| MATERIAL PROVIDED |

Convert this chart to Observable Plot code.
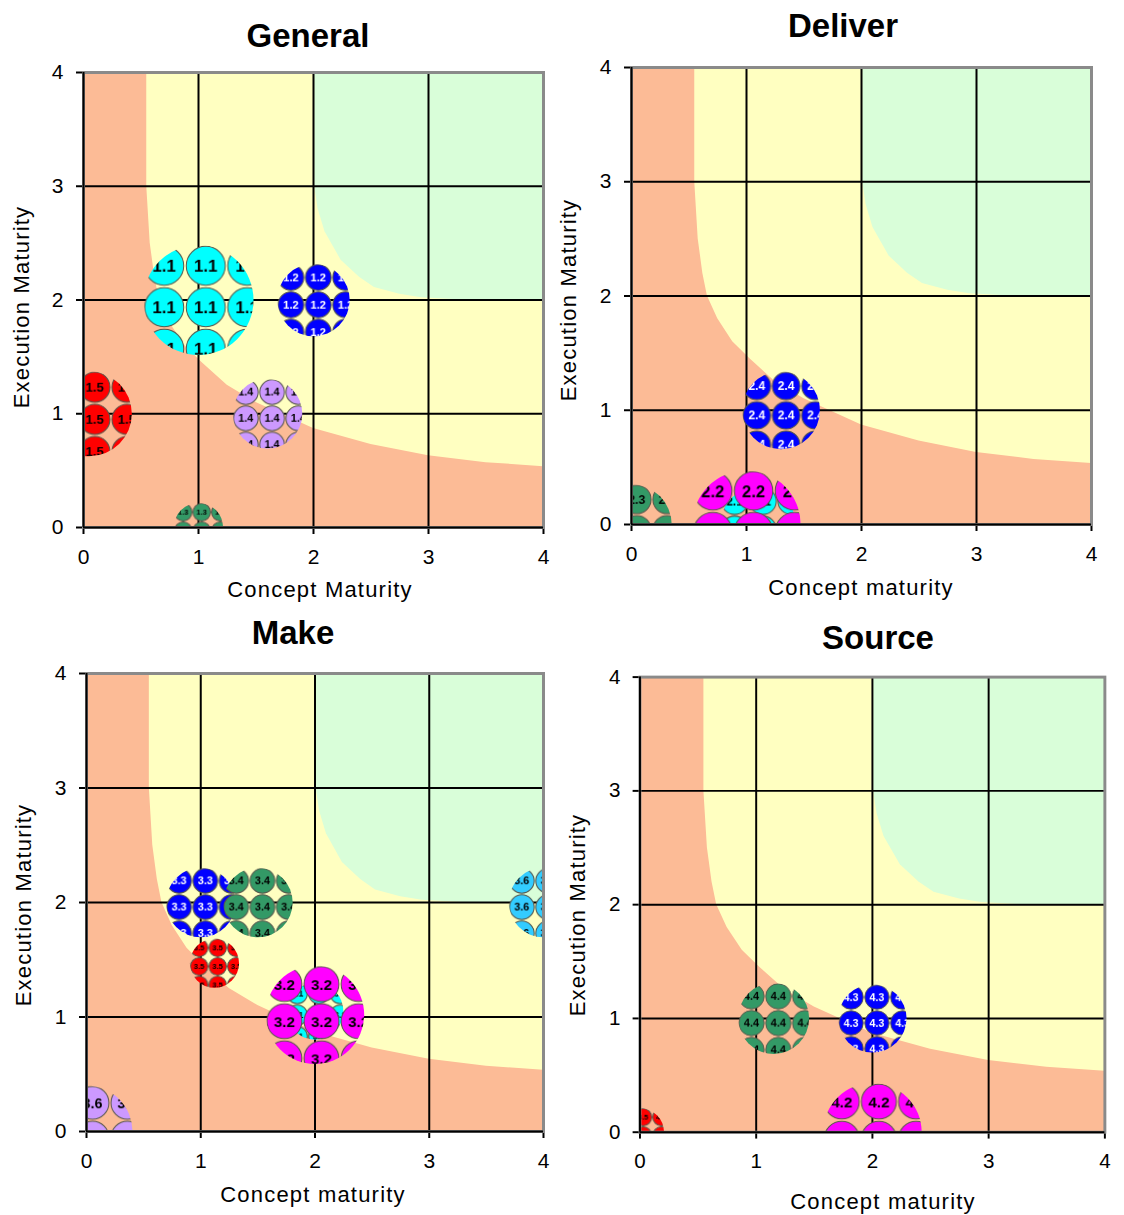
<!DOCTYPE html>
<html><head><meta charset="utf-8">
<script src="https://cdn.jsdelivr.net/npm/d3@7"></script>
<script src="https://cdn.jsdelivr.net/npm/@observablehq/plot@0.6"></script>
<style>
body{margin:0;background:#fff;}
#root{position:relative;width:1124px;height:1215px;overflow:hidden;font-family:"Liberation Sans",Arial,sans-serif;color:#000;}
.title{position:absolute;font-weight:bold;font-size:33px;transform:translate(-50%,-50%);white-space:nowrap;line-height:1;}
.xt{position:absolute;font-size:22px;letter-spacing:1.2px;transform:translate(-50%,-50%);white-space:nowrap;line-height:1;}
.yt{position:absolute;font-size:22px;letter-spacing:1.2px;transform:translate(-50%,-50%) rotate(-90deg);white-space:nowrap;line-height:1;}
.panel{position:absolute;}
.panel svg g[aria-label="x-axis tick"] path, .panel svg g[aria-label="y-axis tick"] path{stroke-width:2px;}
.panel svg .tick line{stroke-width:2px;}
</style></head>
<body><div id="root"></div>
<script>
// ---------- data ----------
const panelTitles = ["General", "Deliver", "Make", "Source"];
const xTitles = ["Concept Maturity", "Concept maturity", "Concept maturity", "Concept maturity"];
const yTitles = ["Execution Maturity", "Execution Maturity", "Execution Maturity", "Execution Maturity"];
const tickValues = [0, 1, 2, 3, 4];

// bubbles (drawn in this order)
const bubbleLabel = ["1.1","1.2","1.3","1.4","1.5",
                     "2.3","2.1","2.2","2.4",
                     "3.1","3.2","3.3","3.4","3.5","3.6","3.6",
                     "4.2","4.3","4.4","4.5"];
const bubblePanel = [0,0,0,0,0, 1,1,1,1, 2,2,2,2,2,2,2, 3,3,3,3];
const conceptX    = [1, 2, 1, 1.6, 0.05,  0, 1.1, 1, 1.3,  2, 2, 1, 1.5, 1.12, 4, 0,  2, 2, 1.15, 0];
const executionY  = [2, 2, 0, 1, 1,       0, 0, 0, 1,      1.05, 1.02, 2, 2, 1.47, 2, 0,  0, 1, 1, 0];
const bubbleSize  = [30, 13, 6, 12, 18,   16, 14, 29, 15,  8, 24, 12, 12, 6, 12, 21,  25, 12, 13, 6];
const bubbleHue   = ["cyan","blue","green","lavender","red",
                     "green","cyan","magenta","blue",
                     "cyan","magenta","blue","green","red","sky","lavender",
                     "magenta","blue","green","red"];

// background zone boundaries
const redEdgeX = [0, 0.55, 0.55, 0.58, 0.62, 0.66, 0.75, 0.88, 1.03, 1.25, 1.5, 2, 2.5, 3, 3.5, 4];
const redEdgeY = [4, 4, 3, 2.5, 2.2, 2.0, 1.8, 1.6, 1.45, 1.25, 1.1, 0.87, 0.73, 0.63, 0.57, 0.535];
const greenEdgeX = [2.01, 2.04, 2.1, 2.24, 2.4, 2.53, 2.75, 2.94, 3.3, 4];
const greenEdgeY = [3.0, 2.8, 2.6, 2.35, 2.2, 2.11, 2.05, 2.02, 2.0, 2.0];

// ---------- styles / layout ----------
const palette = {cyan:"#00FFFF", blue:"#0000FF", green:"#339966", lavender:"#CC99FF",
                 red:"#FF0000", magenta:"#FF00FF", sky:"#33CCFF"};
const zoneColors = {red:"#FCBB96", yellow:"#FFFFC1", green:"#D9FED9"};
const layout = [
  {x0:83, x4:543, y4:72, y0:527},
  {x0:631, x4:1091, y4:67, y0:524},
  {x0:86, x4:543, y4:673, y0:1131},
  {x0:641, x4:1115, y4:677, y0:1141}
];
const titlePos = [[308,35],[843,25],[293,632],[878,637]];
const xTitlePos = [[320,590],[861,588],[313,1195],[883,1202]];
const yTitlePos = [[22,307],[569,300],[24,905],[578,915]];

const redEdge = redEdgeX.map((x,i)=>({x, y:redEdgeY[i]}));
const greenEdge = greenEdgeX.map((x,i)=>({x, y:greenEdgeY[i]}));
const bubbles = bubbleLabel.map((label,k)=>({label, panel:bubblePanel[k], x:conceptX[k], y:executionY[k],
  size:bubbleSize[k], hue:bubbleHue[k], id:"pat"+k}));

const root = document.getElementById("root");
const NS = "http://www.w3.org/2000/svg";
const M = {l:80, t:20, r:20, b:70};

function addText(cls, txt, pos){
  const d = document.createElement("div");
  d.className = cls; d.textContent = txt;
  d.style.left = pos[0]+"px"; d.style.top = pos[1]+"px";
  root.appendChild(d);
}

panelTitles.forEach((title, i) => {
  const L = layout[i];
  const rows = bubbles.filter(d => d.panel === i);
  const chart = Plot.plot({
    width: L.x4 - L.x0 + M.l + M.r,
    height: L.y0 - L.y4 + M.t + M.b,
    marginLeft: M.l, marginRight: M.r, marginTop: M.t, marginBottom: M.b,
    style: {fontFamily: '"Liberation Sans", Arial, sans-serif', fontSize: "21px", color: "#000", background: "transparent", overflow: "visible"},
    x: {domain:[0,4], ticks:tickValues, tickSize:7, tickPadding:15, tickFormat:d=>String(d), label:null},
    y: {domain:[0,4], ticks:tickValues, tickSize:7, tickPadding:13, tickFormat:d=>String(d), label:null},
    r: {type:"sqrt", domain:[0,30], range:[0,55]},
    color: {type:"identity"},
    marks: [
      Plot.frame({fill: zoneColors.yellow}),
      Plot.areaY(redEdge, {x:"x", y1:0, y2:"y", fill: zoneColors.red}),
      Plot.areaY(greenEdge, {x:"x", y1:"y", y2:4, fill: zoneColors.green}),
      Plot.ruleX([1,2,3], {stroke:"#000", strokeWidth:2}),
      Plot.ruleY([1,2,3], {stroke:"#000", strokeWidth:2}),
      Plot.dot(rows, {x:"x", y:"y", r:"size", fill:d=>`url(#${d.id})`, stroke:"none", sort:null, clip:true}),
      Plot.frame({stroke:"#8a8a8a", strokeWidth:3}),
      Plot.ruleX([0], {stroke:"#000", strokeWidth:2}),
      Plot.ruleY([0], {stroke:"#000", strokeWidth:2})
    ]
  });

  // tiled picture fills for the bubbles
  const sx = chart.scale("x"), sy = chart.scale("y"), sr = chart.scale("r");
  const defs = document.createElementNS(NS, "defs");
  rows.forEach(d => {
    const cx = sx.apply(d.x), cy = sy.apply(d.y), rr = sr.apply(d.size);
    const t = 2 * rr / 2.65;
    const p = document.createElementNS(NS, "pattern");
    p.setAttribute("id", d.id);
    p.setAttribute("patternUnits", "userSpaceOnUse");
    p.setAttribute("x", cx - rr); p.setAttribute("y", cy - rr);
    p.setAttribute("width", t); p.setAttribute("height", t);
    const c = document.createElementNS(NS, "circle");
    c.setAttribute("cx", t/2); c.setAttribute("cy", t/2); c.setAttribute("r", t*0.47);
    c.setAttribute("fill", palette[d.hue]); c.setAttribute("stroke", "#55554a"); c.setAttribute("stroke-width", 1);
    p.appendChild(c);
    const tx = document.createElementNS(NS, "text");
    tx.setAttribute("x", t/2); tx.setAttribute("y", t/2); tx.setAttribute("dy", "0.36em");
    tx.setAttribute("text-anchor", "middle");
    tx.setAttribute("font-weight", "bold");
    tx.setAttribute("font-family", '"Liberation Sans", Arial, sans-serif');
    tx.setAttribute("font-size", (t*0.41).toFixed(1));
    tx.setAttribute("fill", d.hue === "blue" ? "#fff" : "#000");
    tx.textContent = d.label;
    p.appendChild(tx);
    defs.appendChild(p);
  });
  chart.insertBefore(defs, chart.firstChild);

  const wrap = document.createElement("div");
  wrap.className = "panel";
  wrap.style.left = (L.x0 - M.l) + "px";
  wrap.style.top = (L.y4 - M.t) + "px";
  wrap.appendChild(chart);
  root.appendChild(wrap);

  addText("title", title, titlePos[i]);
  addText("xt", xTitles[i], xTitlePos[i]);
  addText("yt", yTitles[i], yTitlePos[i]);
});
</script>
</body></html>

| CHALLENGE |
Return each line where "this" shows up.

| FINAL RESULT |
Convert this chart to Observable Plot code.
// bubbles (drawn in this order)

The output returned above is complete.